## Input material:
# # # #

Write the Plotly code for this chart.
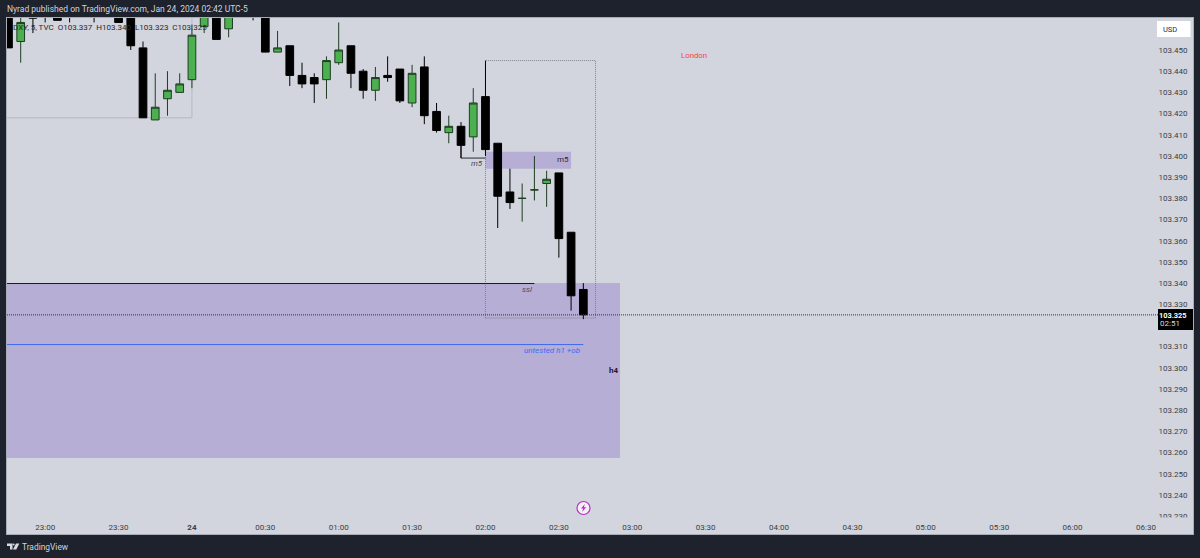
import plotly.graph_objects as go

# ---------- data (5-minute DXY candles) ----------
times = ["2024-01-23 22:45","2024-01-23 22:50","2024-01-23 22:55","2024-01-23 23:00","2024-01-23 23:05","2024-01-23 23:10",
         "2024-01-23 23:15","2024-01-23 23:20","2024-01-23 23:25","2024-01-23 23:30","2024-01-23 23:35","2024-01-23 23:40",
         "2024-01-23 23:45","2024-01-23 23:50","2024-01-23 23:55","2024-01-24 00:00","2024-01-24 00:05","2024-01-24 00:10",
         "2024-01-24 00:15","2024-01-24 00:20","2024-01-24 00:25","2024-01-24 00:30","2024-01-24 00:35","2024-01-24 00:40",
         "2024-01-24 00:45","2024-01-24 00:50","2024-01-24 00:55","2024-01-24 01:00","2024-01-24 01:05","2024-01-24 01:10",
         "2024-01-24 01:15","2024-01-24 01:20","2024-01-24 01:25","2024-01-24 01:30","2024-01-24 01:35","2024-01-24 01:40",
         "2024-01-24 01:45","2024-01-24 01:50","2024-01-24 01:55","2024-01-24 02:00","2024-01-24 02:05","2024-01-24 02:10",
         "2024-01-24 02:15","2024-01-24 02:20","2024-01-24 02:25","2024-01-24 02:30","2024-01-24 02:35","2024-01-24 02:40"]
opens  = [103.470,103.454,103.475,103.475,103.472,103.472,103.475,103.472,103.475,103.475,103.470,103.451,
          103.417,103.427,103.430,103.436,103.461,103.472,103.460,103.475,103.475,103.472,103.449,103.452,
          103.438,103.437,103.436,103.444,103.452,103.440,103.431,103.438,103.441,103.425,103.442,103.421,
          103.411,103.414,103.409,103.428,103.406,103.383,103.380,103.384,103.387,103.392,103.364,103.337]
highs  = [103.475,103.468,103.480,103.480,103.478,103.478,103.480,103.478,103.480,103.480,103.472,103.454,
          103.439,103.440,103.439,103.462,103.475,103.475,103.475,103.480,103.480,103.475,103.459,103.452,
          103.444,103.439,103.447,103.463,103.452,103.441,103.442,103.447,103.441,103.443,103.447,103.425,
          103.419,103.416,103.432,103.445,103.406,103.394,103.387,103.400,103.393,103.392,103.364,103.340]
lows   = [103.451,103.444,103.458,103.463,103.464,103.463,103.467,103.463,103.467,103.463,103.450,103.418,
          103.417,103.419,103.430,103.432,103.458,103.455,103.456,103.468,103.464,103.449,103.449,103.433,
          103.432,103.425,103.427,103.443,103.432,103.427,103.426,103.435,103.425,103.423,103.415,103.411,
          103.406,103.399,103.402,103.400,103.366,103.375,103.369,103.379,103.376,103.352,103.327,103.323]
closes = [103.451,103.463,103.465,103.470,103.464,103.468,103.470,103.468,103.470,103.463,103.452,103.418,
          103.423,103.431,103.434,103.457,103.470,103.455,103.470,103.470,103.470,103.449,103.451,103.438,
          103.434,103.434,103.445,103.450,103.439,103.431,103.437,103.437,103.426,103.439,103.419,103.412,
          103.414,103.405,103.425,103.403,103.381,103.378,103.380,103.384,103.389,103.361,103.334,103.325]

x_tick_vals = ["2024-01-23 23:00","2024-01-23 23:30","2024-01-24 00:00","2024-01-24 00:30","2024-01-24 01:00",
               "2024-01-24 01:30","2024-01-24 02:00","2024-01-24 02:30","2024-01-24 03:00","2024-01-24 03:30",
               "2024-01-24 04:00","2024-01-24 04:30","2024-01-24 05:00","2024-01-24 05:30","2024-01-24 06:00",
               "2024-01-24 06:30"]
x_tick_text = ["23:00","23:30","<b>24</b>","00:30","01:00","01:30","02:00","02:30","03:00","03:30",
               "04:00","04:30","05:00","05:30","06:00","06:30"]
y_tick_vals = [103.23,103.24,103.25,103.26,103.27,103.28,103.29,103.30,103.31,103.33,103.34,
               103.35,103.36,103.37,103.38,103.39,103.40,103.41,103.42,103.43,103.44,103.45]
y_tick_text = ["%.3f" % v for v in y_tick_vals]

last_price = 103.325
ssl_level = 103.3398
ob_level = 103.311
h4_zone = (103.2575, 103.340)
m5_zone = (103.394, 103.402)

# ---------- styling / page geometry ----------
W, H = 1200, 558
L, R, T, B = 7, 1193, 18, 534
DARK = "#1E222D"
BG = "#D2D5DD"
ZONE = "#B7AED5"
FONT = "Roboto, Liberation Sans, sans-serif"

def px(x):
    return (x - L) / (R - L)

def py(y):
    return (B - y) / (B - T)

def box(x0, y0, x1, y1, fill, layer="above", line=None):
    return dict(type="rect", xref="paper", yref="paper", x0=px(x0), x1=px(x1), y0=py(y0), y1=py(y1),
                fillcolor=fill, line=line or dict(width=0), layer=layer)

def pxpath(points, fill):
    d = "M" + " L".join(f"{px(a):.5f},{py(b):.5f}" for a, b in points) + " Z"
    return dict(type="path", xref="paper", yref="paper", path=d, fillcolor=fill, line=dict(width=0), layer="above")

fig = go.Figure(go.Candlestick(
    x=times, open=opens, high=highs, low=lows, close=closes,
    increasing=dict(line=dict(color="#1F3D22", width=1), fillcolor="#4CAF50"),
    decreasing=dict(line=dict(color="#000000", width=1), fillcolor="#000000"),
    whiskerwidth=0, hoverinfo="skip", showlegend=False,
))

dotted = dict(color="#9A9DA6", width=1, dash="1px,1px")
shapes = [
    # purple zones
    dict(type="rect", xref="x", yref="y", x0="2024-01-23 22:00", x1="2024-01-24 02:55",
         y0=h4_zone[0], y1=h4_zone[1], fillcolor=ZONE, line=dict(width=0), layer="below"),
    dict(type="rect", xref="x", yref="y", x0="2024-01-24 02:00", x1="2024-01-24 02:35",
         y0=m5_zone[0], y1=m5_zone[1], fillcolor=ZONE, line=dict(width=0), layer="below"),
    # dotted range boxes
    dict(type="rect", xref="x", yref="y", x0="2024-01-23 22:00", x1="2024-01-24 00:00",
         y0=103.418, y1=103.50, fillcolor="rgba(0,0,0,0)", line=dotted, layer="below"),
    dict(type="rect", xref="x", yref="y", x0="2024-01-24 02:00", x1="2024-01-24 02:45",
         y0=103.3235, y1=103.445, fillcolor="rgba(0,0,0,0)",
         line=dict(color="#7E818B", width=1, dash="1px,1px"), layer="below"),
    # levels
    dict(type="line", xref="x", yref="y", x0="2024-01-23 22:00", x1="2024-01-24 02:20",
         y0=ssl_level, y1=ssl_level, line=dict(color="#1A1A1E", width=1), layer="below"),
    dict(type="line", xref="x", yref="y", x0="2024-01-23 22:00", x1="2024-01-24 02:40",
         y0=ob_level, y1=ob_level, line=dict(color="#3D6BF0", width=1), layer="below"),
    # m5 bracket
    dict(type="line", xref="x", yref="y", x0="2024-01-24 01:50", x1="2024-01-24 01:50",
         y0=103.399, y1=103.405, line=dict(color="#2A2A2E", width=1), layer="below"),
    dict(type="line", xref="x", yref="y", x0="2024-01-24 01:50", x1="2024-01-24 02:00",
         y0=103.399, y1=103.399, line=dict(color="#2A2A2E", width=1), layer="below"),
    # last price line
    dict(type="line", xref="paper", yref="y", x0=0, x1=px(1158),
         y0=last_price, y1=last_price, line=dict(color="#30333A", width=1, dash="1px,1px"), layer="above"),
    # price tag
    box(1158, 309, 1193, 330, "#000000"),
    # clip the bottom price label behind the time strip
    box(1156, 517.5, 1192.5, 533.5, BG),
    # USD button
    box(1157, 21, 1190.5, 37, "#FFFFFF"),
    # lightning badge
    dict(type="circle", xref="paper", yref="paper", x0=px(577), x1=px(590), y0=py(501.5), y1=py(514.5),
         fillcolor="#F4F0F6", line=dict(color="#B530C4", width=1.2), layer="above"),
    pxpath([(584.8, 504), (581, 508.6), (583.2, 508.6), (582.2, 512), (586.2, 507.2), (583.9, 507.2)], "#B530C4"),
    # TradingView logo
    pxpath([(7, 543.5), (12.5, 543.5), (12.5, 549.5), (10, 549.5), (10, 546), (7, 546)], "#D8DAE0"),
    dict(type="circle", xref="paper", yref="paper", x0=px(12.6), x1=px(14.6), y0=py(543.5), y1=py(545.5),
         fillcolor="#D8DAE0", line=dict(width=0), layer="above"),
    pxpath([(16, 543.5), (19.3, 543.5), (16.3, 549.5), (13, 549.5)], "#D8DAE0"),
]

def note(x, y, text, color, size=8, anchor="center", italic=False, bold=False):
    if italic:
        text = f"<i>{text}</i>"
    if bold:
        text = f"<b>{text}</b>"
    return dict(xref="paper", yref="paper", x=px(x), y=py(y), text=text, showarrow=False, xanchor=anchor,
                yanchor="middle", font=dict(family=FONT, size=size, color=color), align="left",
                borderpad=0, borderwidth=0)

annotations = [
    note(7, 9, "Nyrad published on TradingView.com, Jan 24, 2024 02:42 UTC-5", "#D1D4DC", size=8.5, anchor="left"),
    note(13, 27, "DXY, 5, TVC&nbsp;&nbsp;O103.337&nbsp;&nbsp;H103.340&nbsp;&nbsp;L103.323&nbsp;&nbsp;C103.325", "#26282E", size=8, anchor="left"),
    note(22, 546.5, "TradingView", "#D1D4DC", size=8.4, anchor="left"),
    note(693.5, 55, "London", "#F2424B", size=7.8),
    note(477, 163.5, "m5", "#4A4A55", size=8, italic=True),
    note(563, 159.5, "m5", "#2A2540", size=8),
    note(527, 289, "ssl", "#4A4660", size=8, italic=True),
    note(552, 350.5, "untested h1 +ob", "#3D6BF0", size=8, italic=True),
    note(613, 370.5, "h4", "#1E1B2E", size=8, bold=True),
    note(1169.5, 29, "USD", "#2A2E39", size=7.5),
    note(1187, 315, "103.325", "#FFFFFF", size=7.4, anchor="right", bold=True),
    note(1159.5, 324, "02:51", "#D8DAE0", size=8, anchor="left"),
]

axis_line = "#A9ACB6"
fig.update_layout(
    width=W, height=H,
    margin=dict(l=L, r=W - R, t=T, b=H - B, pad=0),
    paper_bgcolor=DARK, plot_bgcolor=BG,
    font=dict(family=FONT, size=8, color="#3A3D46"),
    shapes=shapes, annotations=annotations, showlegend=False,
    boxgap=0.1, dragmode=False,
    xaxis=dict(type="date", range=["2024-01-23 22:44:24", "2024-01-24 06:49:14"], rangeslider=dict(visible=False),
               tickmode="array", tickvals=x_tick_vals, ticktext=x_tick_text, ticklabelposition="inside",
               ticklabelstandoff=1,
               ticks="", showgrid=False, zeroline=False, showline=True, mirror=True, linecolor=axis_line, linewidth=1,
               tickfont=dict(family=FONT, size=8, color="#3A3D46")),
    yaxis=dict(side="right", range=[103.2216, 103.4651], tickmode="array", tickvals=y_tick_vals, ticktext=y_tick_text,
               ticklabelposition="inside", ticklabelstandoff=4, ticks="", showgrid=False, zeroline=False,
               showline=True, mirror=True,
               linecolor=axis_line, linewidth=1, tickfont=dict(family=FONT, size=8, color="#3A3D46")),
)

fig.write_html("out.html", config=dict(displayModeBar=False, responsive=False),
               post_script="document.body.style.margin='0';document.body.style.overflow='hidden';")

# # # #

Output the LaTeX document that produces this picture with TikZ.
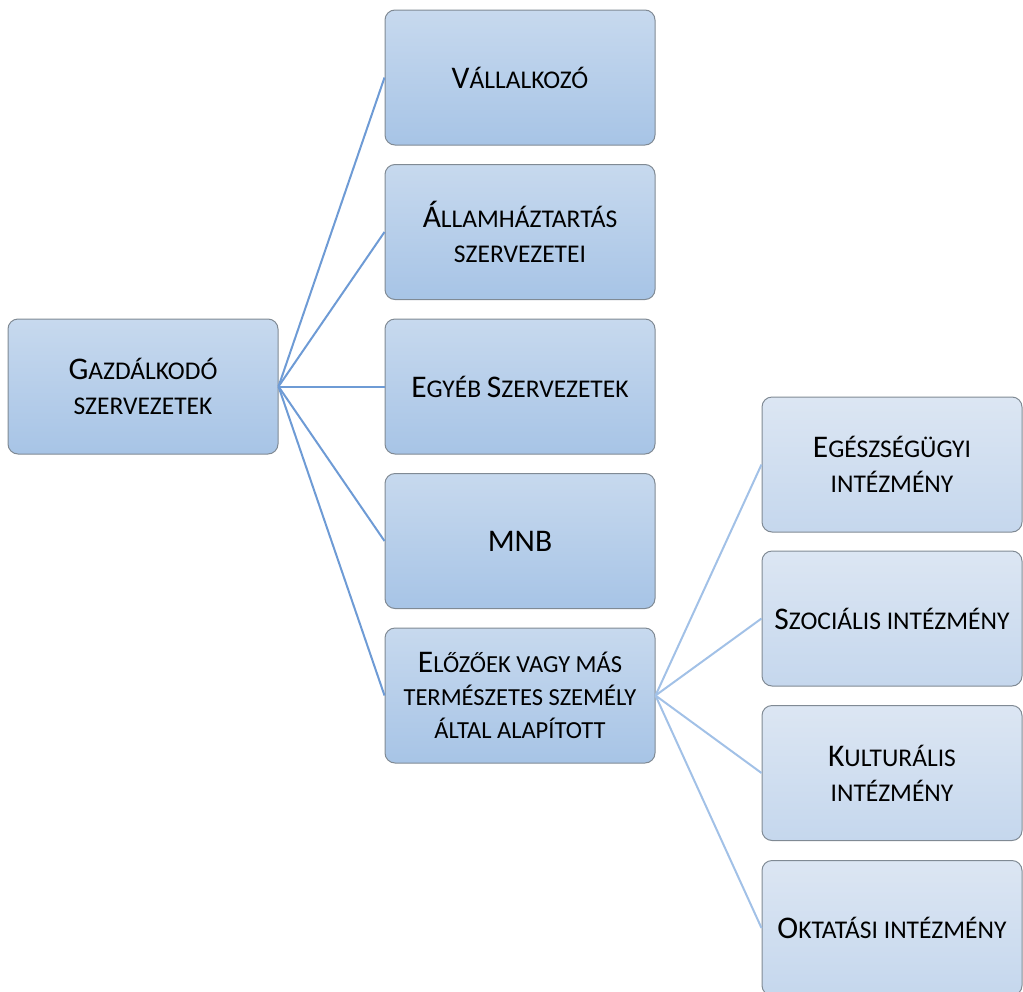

# # # #

## Given instruction:
Give again, word for word, the lines from the one that contains "Write the Plotly code for this chart." to the one that contains "import plotly.graph_objects as go", both included. Omit the pictures.

## Exercise result:
Write the Plotly code for this chart.
import plotly.graph_objects as go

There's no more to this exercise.